# Patrick Cote Sig



## Toxic (Mar 1, 2007)

Finally got around to dusting off the old photoshop tonight, its been awhile but some of the work I have seen lately kinda reignited the fire. 

Its been awhile so what do you guys think?


----------



## M.C (Jul 5, 2008)

It's pretty good, man.

The only issue, and a weird one, is that the render doesn't look like Cote. Looks like some random guy.
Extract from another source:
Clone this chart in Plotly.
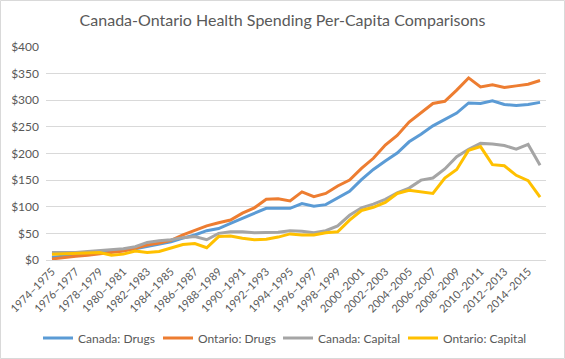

I am really sleepy, though, so I could just be seeing things.


----------



## Toxic (Mar 1, 2007)

Yeah the render had alot of effects on it already before I got hold of it. Its from an add.


----------



## K R Y (Nov 19, 2007)

The render stands out from the background far too much. He needs a little blending in imo. Otherwise I like it, the text is quite nice.


----------



## Pigwog (Sep 21, 2010)

I like it. The text especially goes well with it. Nothing else to say really. How long has it been since you used PS before that?


----------



## Toxic (Mar 1, 2007)

Probably months, I used it for a couple minutes to do a quick poster for one contest but even before that it had been a while. Life has been busy.


----------



## Pigwog (Sep 21, 2010)

Really like the Cote sig you have also. I just turned sigs on, didn't see it before now. I'm a Cote fan too


----------



## Toxic (Mar 1, 2007)

I appreciate the feed back,, the one I am using I just burnt up in about 2 minutes there wasn't much I could do with the stock pic because its such an awkward size if you want to keep the 3 belts in.


----------